Donald Trump’s threats of a trade war with China are sending jitters through the hedge-fund community.
Pinpoint Asset Management and SPQ Asia Capital have recently cut a measure of risk called net exposure — the difference between bullish and bearish bets — for hedge funds that invest in China. FengHe Asia Fund, which focuses on China, Taiwan and Vietnam, has reduced its allocation to Chinese stocks to the lowest level since 2012.
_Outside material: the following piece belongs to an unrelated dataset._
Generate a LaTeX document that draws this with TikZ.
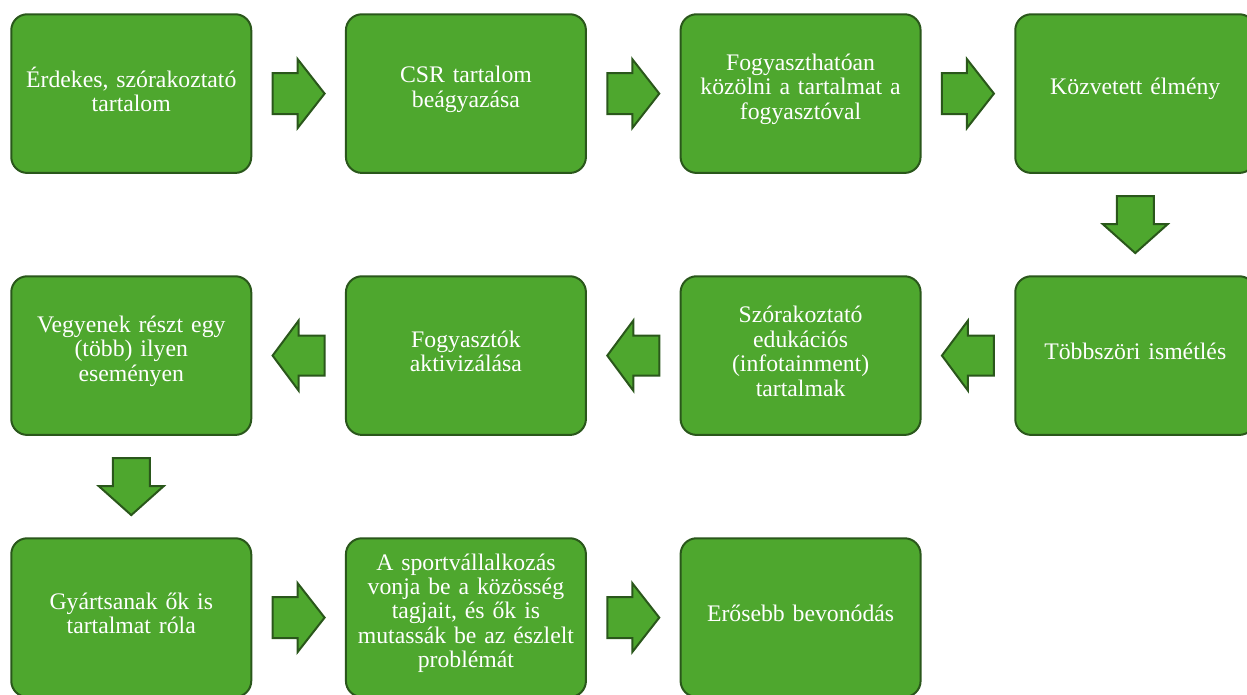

“The trade spat is the last straw,” said Matt Hu, co-founder of Singapore-based FengHe Fund Management who manages the $240 million FengHe Asia Fund, who started paring Chinese financial and manufacturing stocks last year in favour of Vietnamese companies. China’s equity market has been recovering from its mid-2015 crash, helping power the best performance in eight years in 2017 for hedge funds investing in the region. But the gains are imperiled by Trump’s determination to wring concessions from Beijing. Elevated US-China tensions spiralled into threats of tit-for-tat tariff retaliations this week, which some analysts predict could cut as much as 0.5 percentage points off China’s economic growth. The Shanghai Composite Index fell 4.8 percent this week through Thursday.
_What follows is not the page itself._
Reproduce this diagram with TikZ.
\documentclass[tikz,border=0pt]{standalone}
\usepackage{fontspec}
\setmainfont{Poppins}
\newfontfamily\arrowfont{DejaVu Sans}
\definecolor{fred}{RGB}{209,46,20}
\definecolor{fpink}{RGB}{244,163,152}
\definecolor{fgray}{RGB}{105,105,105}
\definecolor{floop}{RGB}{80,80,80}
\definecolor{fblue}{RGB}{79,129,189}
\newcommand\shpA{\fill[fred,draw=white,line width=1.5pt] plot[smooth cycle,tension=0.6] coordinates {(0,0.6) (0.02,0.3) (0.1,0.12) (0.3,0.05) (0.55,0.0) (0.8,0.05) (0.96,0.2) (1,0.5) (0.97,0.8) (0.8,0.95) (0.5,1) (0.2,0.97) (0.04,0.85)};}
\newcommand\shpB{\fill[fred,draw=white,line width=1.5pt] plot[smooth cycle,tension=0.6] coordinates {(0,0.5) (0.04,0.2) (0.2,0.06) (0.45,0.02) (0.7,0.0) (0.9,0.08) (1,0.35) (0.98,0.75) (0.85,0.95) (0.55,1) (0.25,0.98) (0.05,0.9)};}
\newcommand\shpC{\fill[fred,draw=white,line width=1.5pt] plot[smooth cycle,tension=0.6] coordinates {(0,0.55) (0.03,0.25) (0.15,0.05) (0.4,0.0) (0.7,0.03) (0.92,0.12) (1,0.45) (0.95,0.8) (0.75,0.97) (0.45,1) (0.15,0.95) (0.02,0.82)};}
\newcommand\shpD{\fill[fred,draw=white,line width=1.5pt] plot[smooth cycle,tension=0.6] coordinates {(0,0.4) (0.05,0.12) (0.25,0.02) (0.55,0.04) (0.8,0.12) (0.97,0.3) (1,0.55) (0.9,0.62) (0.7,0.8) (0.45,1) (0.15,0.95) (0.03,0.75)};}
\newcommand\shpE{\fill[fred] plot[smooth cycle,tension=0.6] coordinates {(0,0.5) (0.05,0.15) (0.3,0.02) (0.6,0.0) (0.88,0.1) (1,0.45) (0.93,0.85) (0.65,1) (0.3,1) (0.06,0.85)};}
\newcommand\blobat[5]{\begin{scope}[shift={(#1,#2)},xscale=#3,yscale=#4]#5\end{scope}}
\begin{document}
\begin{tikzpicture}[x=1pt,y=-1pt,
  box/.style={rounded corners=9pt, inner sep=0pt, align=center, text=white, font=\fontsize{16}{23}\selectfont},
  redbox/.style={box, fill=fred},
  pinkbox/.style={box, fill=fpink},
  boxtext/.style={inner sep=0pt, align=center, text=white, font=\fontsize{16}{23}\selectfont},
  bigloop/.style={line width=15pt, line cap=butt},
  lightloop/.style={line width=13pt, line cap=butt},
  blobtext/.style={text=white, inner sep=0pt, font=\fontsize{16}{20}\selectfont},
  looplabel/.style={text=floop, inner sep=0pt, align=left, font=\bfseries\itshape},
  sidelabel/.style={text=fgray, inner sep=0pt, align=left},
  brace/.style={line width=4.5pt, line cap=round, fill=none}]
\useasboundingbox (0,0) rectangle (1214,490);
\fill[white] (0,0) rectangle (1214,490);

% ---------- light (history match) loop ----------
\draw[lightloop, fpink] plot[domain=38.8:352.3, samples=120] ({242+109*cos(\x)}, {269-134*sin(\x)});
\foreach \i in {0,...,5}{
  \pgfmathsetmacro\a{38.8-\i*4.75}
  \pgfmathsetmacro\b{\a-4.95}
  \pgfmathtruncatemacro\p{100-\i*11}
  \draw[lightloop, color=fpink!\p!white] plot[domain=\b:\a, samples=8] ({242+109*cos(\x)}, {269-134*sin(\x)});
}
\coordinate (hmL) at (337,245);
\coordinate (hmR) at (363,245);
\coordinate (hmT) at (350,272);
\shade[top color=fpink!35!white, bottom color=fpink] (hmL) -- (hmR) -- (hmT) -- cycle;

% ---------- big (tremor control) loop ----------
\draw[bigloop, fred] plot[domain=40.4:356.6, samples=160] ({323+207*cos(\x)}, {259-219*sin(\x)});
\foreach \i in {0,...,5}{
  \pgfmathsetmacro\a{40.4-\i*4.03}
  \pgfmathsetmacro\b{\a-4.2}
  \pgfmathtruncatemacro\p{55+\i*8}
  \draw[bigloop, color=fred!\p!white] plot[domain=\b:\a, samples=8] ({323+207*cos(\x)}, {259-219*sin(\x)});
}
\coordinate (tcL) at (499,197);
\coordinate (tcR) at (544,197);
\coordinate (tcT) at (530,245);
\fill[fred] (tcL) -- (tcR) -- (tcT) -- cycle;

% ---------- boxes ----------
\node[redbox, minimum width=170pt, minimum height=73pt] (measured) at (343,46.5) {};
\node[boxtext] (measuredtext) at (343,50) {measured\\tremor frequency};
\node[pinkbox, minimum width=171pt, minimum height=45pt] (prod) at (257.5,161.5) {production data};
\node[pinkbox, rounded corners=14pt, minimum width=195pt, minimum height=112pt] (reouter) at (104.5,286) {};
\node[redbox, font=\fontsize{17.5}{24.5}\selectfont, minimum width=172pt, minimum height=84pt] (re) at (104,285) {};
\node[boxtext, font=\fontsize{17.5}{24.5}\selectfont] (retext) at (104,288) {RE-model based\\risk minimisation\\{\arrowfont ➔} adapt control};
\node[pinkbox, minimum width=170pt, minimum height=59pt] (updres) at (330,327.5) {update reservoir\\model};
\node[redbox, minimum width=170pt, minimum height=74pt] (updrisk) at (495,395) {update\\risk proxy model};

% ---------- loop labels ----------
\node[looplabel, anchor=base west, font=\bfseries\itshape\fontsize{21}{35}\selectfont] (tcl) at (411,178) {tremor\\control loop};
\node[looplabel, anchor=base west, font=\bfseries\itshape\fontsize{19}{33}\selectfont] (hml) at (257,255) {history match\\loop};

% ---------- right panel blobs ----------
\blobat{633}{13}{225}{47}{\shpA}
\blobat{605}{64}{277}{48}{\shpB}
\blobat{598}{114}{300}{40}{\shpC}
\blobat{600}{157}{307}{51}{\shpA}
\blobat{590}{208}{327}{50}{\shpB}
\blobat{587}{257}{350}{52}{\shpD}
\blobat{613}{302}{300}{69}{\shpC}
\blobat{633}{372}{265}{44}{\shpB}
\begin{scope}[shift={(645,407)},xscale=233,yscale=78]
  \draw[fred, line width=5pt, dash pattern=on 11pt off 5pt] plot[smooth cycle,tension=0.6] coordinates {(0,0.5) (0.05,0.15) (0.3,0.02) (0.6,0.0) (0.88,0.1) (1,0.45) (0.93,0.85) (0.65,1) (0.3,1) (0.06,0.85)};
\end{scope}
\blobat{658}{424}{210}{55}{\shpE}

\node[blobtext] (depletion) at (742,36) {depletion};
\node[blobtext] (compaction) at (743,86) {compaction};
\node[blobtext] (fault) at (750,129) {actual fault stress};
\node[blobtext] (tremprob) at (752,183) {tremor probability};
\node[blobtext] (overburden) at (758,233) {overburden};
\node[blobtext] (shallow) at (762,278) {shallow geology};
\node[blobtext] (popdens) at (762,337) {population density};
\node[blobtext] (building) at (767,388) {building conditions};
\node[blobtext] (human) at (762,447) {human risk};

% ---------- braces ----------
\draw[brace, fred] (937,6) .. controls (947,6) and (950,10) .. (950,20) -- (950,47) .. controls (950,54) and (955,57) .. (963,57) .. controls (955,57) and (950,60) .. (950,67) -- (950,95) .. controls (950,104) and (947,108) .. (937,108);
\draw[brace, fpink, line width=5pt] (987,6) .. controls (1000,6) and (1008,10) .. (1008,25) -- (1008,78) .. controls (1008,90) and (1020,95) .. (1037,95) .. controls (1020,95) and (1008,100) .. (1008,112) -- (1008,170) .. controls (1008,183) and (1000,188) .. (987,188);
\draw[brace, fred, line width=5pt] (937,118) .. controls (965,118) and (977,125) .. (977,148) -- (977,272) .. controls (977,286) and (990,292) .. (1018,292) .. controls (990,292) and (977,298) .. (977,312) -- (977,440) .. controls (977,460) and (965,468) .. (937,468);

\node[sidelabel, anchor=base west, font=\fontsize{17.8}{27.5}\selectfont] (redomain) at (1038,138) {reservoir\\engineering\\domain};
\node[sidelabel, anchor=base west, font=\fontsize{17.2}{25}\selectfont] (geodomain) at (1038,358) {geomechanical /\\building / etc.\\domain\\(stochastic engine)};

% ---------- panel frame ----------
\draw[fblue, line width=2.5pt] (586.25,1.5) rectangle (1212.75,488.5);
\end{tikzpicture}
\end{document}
Some domestic managers and offshore China hedge funds have reduced their holdings amid growing trade worries, William Ma, chief investment officer of the $23 billion Gopher Asset Management unit of Chinese wealth manager Noah Holdings, said. Average net exposure for Asia long-short hedge funds has dropped to 40 percent, from about 50 percent, over the first four months of this year, said Richard Johnston, Asia head of Albourne Partners.
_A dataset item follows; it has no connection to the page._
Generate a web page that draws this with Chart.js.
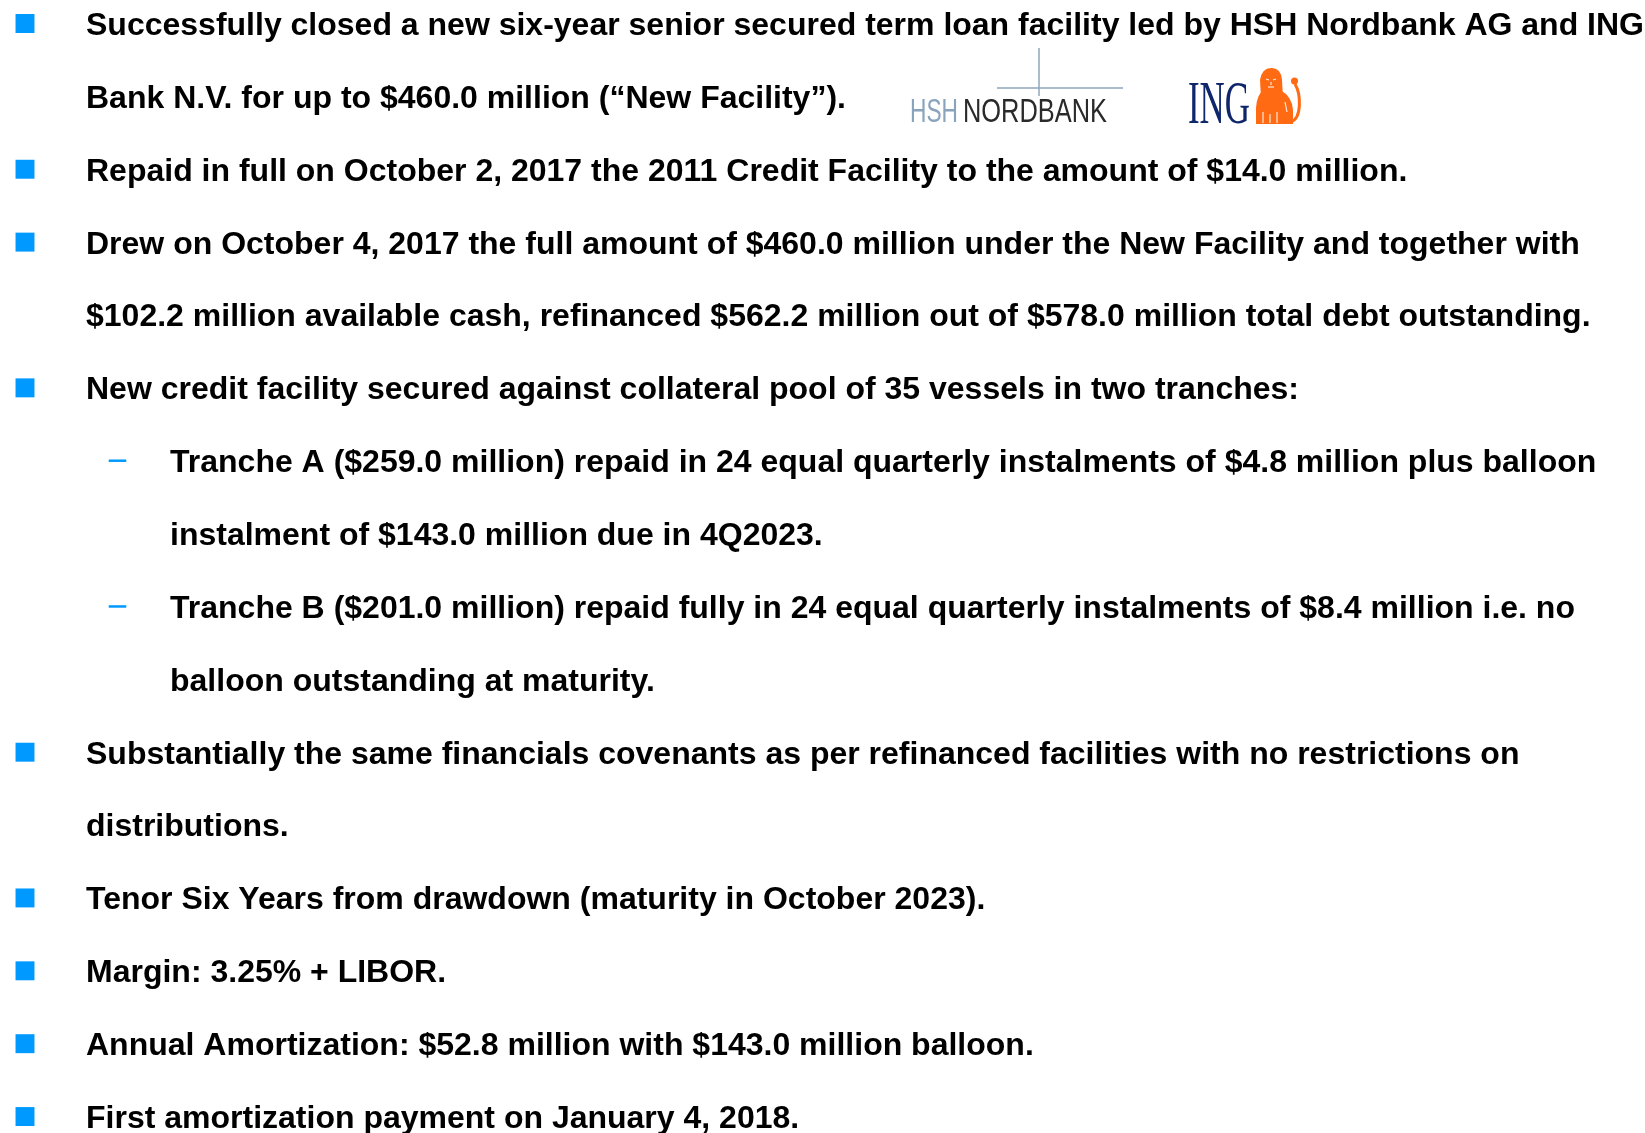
<!DOCTYPE html>
<html>
<head>
<meta charset="utf-8">
<script src="https://cdn.jsdelivr.net/npm/chart.js@4.4.0/dist/chart.umd.min.js"></script>
<style>
  html, body { margin: 0; padding: 0; background: #fff; }
  #wrap { position: relative; width: 1645px; height: 1133px; }
</style>
</head>
<body>
<div id="wrap"><canvas id="slide"></canvas></div>
<script>
// slide lines, one entry per printed row
const lineTexts = [
  "Successfully closed a new six-year senior secured term loan facility led by HSH Nordbank AG and ING",
  "Bank N.V. for up to $460.0 million (\u201cNew Facility\u201d).",
  "Repaid in full on October 2, 2017 the 2011 Credit Facility to the amount of $14.0 million.",
  "Drew on October 4, 2017 the full amount of $460.0 million under the New Facility and together with",
  "$102.2 million available cash, refinanced $562.2 million out of $578.0 million total debt outstanding.",
  "New credit facility secured against collateral pool of 35 vessels in two tranches:",
  "Tranche A ($259.0 million) repaid in 24 equal quarterly instalments of $4.8 million plus balloon",
  "instalment of $143.0 million due in 4Q2023.",
  "Tranche B ($201.0 million) repaid fully in 24 equal quarterly instalments of $8.4 million i.e. no",
  "balloon outstanding at maturity.",
  "Substantially the same financials covenants as per refinanced facilities with no restrictions on",
  "distributions.",
  "Tenor Six Years from drawdown (maturity in October 2023).",
  "Margin: 3.25% + LIBOR.",
  "Annual Amortization: $52.8 million with $143.0 million balloon.",
  "First amortization payment on January 4, 2018.",
];
const lineLevels = [0, 0, 0, 0, 0, 0, 1, 1, 1, 1, 0, 0, 0, 0, 0, 0];
const squareBullets = [0, 2, 3, 5, 10, 12, 13, 14, 15];
const dashBullets = [6, 8];
const logoWords = ["HSH", "NORDBANK", "ING"];

const BLUE = "#0099ff";
const FONT_PX = 32;
const CAP_HALF = 11.4;
const LINE0_WIDTH = 1558;
const TEXT_GAP = [61, 52.5];

// draws a word squeezed/stretched to a given width
const fitText = (ctx, text, left, base, width) => {
  const w = ctx.measureText(text).width;
  ctx.save();
  ctx.translate(left, base);
  ctx.scale(width / w, 1);
  ctx.fillText(text, 0, 0);
  ctx.restore();
};

// rough sitting lion next to the ING letters
const drawLion = (ctx, x0, y0) => {
  ctx.save();
  ctx.translate(x0, y0);
  ctx.fillStyle = "#ff6a13";
  ctx.strokeStyle = "#ff6a13";
  // body and haunch
  ctx.beginPath();
  ctx.moveTo(0, 56);
  ctx.lineTo(0, 40);
  ctx.quadraticCurveTo(1, 26, 8, 22);
  ctx.lineTo(24, 22);
  ctx.quadraticCurveTo(36, 28, 37, 42);
  ctx.lineTo(37, 56);
  ctx.closePath();
  ctx.fill();
  // mane
  ctx.beginPath();
  ctx.moveTo(5, 30);
  ctx.lineTo(4, 12);
  ctx.quadraticCurveTo(6, 0, 15, 0);
  ctx.quadraticCurveTo(25, 0, 26, 12);
  ctx.lineTo(27, 30);
  ctx.closePath();
  ctx.fill();
  // tail
  ctx.lineWidth = 3;
  ctx.beginPath();
  ctx.moveTo(35, 54);
  ctx.bezierCurveTo(46, 50, 45, 26, 39, 16);
  ctx.stroke();
  ctx.beginPath();
  ctx.arc(38.5, 13, 3.5, 0, Math.PI * 2);
  ctx.fill();
  // light details
  ctx.strokeStyle = "rgba(255,255,255,0.85)";
  ctx.lineWidth = 1.2;
  [[10, 11, 13, 12], [17, 12, 20, 11], [12, 19, 18, 19], [15, 14, 15, 17],
   [7, 44, 7, 55], [14, 46, 14, 55], [21, 44, 21, 55], [29, 34, 31, 44]].forEach(([a, b, c, d]) => {
    ctx.beginPath();
    ctx.moveTo(a, b);
    ctx.lineTo(c, d);
    ctx.stroke();
  });
  ctx.restore();
};

const drawLogos = (ctx) => {
  // HSH Nordbank cross
  ctx.save();
  ctx.strokeStyle = "rgba(110,135,165,0.75)";
  ctx.lineWidth = 1.5;
  ctx.beginPath();
  ctx.moveTo(1039, 48);
  ctx.lineTo(1039, 96);
  ctx.moveTo(997, 88);
  ctx.lineTo(1123, 88);
  ctx.stroke();
  ctx.font = '33px "Liberation Sans", Arial, sans-serif';
  ctx.fillStyle = "#8aa3bd";
  fitText(ctx, logoWords[0], 910, 122, 48);
  ctx.fillStyle = "#2a2a2a";
  fitText(ctx, logoWords[1], 963, 122, 144);
  // ING
  ctx.font = '62px "Liberation Serif", "Times New Roman", serif';
  ctx.fillStyle = "#10266b";
  fitText(ctx, logoWords[2], 1188, 123, 62);
  ctx.restore();
  drawLion(ctx, 1256, 68);
};

const slideText = {
  id: "slideText",
  afterDatasetsDraw(chart) {
    const { ctx, scales: { x, y } } = chart;
    ctx.save();
    ctx.font = `bold ${FONT_PX}px "Liberation Sans", Arial, sans-serif`;
    ctx.fillStyle = "#000";
    ctx.textBaseline = "alphabetic";
    const squeeze = LINE0_WIDTH / ctx.measureText(lineTexts[0]).width;
    lineTexts.forEach((text, i) => {
      const lvl = lineLevels[i];
      const left = x.getPixelForValue(lvl) + TEXT_GAP[lvl];
      const base = y.getPixelForValue(i) + CAP_HALF;
      ctx.save();
      ctx.translate(left, base);
      ctx.scale(squeeze, 1);
      ctx.fillText(text, 0, 0);
      ctx.restore();
    });
    drawLogos(ctx);
    ctx.restore();
  },
};

const config = {
  type: "scatter",
  data: {
    datasets: [
      {
        label: "bullets",
        data: squareBullets.map((i) => ({ x: lineLevels[i], y: i })),
        pointStyle: "rect",
        pointRadius: 13.4,
        backgroundColor: BLUE,
        borderWidth: 0,
      },
      {
        label: "dashes",
        data: dashBullets.map((i) => ({ x: lineLevels[i], y: i })),
        pointStyle: "line",
        pointRadius: 8.8,
        borderColor: BLUE,
        borderWidth: 2.5,
      },
    ],
  },
  options: {
    responsive: true,
    maintainAspectRatio: false,
    animation: false,
    events: [],
    layout: { padding: 0, autoPadding: false },
    plugins: {
      legend: { display: false },
      tooltip: { enabled: false },
    },
    scales: {
      x: { type: "linear", display: false, min: -0.2703, max: 17.514 },
      y: { type: "linear", display: false, reverse: true, min: -0.3225, max: 15.2257 },
    },
  },
  plugins: [slideText],
};

new Chart(document.getElementById("slide"), config);
</script>
</body>
</html>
“Many still don’t think fundamentals have changed, so I didn’t expect to see a large reduction,” said Johnston, whose firm advises clients on more than $450 billion of alternative investments including hedge funds.
A Eurekahedge index tracking Greater China-focussed equity long-short hedge funds gained 4.6 percent in the first five months, far behind the 32 percent surge in 2017 though ahead of the 0.5 return of global peers this year.
The trade dispute compounds worries about interest rate hikes and high market valuations, SPQ’s Dechy said of the firm’s decision to trim risks.